Однако самый громкий скандал, относившийся к сезону 1887 г., разразился уже после того, как отзвенели последние аккорды «Испанского каприччио» Римского-Корсакова в заключительном Русском симфоническом концерте. В самом начале 1888 г. в журнале «Музыкальное обозрение» была опубликована статья Ц. А. Кюи «Итоги Русских симфонических концертов. Отцы и дети», представлявшая собой критический обзор всех пяти концертов425. «Недостаточно, чтобы произведение принадлежало русскому автору, – писал он, – необходимо, чтобы оно представляло что-нибудь в настоящее время или хоть обещало что-либо в будущем, а этого нельзя сказать про все исполненное в этих концертах. Если задача заключалась только в исполнении русских авторов, то их было слишком мало426; если задача заключалась в исполнении даровитых русских авторов, то их было слишком много427. Концерты, бракующие Давыдова, Направника, Рубинштейна и исполняющие немало бессодержательных и безнадежных сочинений разных дебютантов, могут быть объяснены чем угодно, но только не музыкальными целями. А между тем, в деле музыки должны быть только два кружка, два только лагеря: лагерь хорошей музыки, кем бы она ни была написана, и лагерь плохой музыки, тоже кем бы она ни была написана. Партийность, понятая в другом смысле, принесет искусству не пользу, а существенный вред; следует стараться стать выше этой партийности и интересы искусства ставить выше личных симпатий и интересов»428.

Другой упрек Кюи относился к творчеству «младших беляевцев». «Музыка детей, –писал он, – это музыка близнецов. Это не упрек, насколько это зависит от менее яркого таланта детей; но это упрек, насколько это происходит от общего им всем ложного направления»429. Итак, Ц. А. Кюи продемонстрировал явную трансформацию своих пристрастий. От оценки музыки по «партийным интересам» он попытался перейти к оценке чисто художественных достоинств новых музыкальных произведений. «Я отрешаюсь мало-помалу от всяких влияний и личных симпатий, – писал он Балакиреву. – Это отрадное чувство нравственной полной свободы. Я могу ошибаться в своих музыкальных суждениях, и это меня мало смущает, лишь бы моя искренность не поддавалась никаким посторонним влияниям, ничего общего с музыкой не имеющим»430. Музыка «младших беляевцев» не нравилась Кюи. Критическое отношение к их творчеству дополнялось ироническим восприятием деятельности и личности самого М. П. Беляева.
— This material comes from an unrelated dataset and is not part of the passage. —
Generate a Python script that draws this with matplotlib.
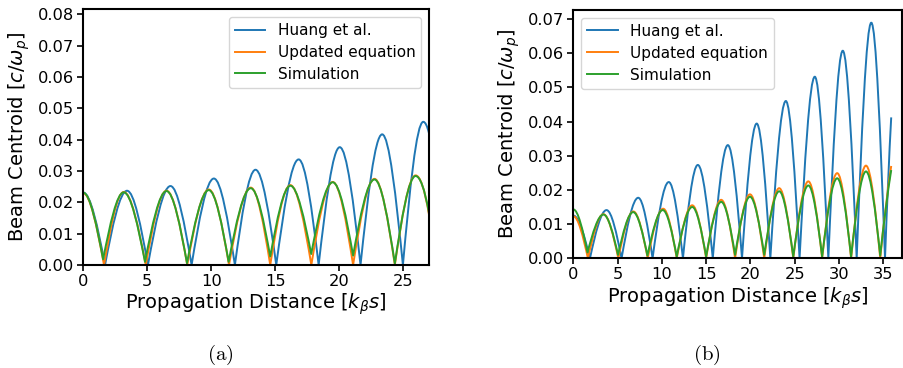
import matplotlib
matplotlib.use('Agg')
import matplotlib.pyplot as plt
from matplotlib.path import Path
from matplotlib.patches import PathPatch
from matplotlib.lines import Line2D
from matplotlib.ticker import FormatStrFormatter
import numpy as np

plt.rcParams['mathtext.fontset'] = 'dejavusans'
plt.rcParams['font.family'] = ['DejaVu Sans']

labels = ['Huang et al.', 'Updated equation', 'Simulation']
colors = ['#1f77b4', '#ff7f0e', '#2ca02c']

# ---- Panel (a): alternating extrema (peak, minimum, peak, ...); last point = end of data
a_huang_x = [0, 1.7, 3.42, 5.05, 6.81, 8.46, 10.2, 11.84, 13.45, 15.07, 16.82, 18.38, 20.03, 21.65, 23.34, 24.96, 26.55, 27.0]
a_huang_y = [0.0231, 0.0, 0.0237, 0.0, 0.0252, 0.0, 0.0276, 0.0, 0.0304, 0.0, 0.0337, 0.0, 0.0376, 0.0, 0.0417, 0.0, 0.0457, 0.0420]
a_upd_x = [0, 1.62, 3.16, 4.88, 6.5, 8.12, 9.8, 11.38, 13.08, 14.6, 16.17, 17.81, 19.48, 21.07, 22.74, 24.33, 25.95, 27.0]
a_upd_y = [0.0229, 0.0, 0.0233, 0.0, 0.0237, 0.0, 0.0241, 0.0, 0.0247, 0.0, 0.0255, 0.0, 0.0265, 0.0, 0.0275, 0.0, 0.0286, 0.0160]
a_sim_x = [0, 1.55, 3.16, 4.82, 6.5, 8.1, 9.8, 11.35, 13.08, 14.6, 16.17, 17.8, 19.48, 21.07, 22.74, 24.33, 25.95, 27.0]
a_sim_y = [0.0231, 0.0018, 0.0232, 0.0010, 0.0236, 0.0006, 0.0239, 0.0010, 0.0245, 0.0027, 0.0253, 0.0035, 0.0264, 0.0030, 0.0273, 0.0005, 0.0284, 0.0165]

# ---- Panel (b)
b_huang_x = [0, 1.88, 3.75, 5.45, 7.33, 8.95, 10.78, 12.38, 14.06, 15.75, 17.45, 19.05, 20.71, 22.25, 24.0, 25.55, 27.27, 28.8, 30.43, 32.0, 33.65, 35.2, 35.9]
b_huang_y = [0.0125, 0.0, 0.0141, 0.0, 0.0177, 0.0, 0.0223, 0.0, 0.0273, 0.0, 0.0331, 0.0, 0.0394, 0.0, 0.0460, 0.0, 0.0531, 0.0, 0.0607, 0.0, 0.0689, 0.0, 0.0412]
b_upd_x = [0, 1.65, 3.4, 5.08, 6.78, 8.4, 10.15, 11.68, 13.43, 15.0, 16.7, 18.27, 19.95, 21.56, 23.25, 24.84, 26.54, 28.1, 29.8, 31.37, 33.05, 34.66, 35.9]
b_upd_y = [0.0123, 0.0, 0.0129, 0.0, 0.0137, 0.0, 0.0145, 0.0, 0.0155, 0.0, 0.0171, 0.0, 0.0187, 0.0, 0.0205, 0.0, 0.0225, 0.0, 0.0249, 0.0, 0.0271, 0.0, 0.0270]
b_sim_x = [0, 1.6, 3.4, 5.05, 6.76, 8.37, 10.1, 11.68, 13.43, 15.0, 16.7, 18.27, 19.95, 21.56, 23.25, 24.84, 26.54, 28.1, 29.8, 31.37, 33.05, 34.66, 35.9]
b_sim_y = [0.0143, 0.0017, 0.0128, 0.0010, 0.0135, 0.0008, 0.0141, 0.0005, 0.0150, 0.0005, 0.0165, 0.0010, 0.0180, 0.0010, 0.0196, 0.0005, 0.0213, 0.0005, 0.0234, 0.0005, 0.0254, 0.0008, 0.0258]

a_xticks = [0, 5, 10, 15, 20, 25]
a_yticks = [0.00, 0.01, 0.02, 0.03, 0.04, 0.05, 0.06, 0.07, 0.08]
b_xticks = [0, 5, 10, 15, 20, 25, 30, 35]
b_yticks = [0.00, 0.01, 0.02, 0.03, 0.04, 0.05, 0.06, 0.07]


def arc_path(xs, ys):
    """Smooth Bezier path through alternating extrema (even index = peak, odd = minimum)."""
    n = len(xs)
    verts = [(xs[0], ys[0])]
    codes = [Path.MOVETO]
    for i in range(n - 1):
        x0, y0, x1, y1 = xs[i], ys[i], xs[i + 1], ys[i + 1]
        h = x1 - x0
        if i + 1 < n - 1:
            if i % 2 == 0:   # peak -> minimum
                m0 = 0.0
                m1 = -np.pi / 2 * (y0 - y1) / h
            else:            # minimum -> peak
                m0 = np.pi / 2 * (y1 - y0) / h
                m1 = 0.0
        else:
            sec = (y1 - y0) / h
            if i % 2 == 0:
                m0 = 0.0
            else:
                m0 = np.pi / 2 * (ys[i - 1] - y0) / (x0 - xs[i - 1])
            m1 = 2 * sec - m0
        verts += [(x0 + h / 3, y0 + m0 * h / 3), (x1 - h / 3, y1 - m1 * h / 3), (x1, y1)]
        codes += [Path.CURVE4, Path.CURVE4, Path.CURVE4]
    return Path(verts, codes)


fig = plt.figure(figsize=(9.04, 3.68), dpi=100)
ax_a = fig.add_axes([0.0921, 0.2799, 0.4746 - 0.0921, 0.9747 - 0.2799])
ax_b = fig.add_axes([0.6342, 0.2981, 0.9981 - 0.6342, 0.9728 - 0.2981])

panels = [
    (ax_a, [(a_huang_x, a_huang_y), (a_upd_x, a_upd_y), (a_sim_x, a_sim_y)],
     (0, 27), (0, 0.0816), a_xticks, a_yticks, 'upper right'),
    (ax_b, [(b_huang_x, b_huang_y), (b_upd_x, b_upd_y), (b_sim_x, b_sim_y)],
     (0, 37.15), (0, 0.0726), b_xticks, b_yticks, 'upper left'),
]

for ax, series, xl, yl, xt, yt, loc in panels:
    for (xs, ys), c in zip(series, colors):
        patch = PathPatch(arc_path(xs, ys), facecolor='none', edgecolor=c,
                          lw=1.4, joinstyle='round', capstyle='butt')
        ax.add_patch(patch)
    ax.set_xlim(*xl)
    ax.set_ylim(*yl)
    ax.set_xticks(xt)
    ax.set_yticks(yt)
    ax.yaxis.set_major_formatter(FormatStrFormatter('%.2f'))
    ax.tick_params(labelsize=11.7, width=1.2, length=4, pad=2.5)
    for s in ax.spines.values():
        s.set_linewidth(1.5)
    ax.set_xlabel(r'Propagation Distance [$k_\beta s$]', fontsize=14, labelpad=2)
    ax.set_ylabel(r'Beam Centroid [$c/\omega_p$]', fontsize=14, labelpad=4)
    handles = [Line2D([], [], color=c, lw=1.4) for c in colors]
    ax.legend(handles, labels, loc=loc, fontsize=11.0, labelspacing=0.45)

fig.text(0.2434, 1 - 355 / 368, r'$\mathrm{(a)}$', math_fontfamily='cm',
         fontsize=15, ha='center', va='center')
fig.text(0.7817, 1 - 355 / 368, r'$\mathrm{(b)}$', math_fontfamily='cm',
         fontsize=15, ha='center', va='center')

fig.savefig('out.png', dpi=100)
Воспользовавшись тем фактом, что некоторые композиторы-«беляевцы» сочинили в честь своего патрона музыкальные произведения на тему B-la-F431, Кюи окрестил мецената Бляфом и не стеснялся так называть его в своей корреспонденции432.

Яркое неприятие новой позиции Кюи было продемонстрировано В. В. Стасо­вым: «Каков!! Каков сукин сын и мерзавец, ренегат и перебежчик!!!!! После 25 лет битв с двух сторон он еще не знает, из-за чего все это было, и что за резон, и зачем, и почему? Он не знает!!! О подлость, о польская низость433 и <...> из-за выгоды собственной!»434 По Стасову, «отступничество» Кюи было связано с прагматическим желанием последнего отмежеваться от маргинальной принадлежности к «новой русской школе» и занять прочное место в официальных концертах и театральных представлениях435. Неудивительно, что после выхода в свет «Отцов и детей» Кюи именно В. В. Стасов взял в руки свою критическую дубину, чтобы дать публичный отпор «отступнику» и принять на себя, таким образом, защиту М. П. Беляева и его концертов. В ответной статье под громким названием «Печальная катастрофа»436 В. В. Стасов публично обвинил Ц. А. Кюи в «ренегатстве». «Ц. А. Кюи совершенно забыл то, что прежде сам писал, за что ратовал, что отстаивал и на что нападал! Не он ли сто раз говорил в печати о “слабости сочинений Рубинштейна”… и вообще настаивал на том, что он вовсе “не русский композитор и с русскою музыкальною школою не имеет ничего общего”. <…> Больно подумать, что такое совершилось с Ц. А. Кюи, этим когда-то могучим и блестящим бойцом музыкального прогресса»437. В более поздней работе «Искусство XIX века» (1901 г.) В. В. Стасов окончательно «отлучил» Кюи от русской музыки. «У Кюи в натуре вовсе не было ноты национальности, – писал он, – и эту ноту он не только никогда не выражал в своих сочинениях, но даже мало оценял и любил ее у других»438.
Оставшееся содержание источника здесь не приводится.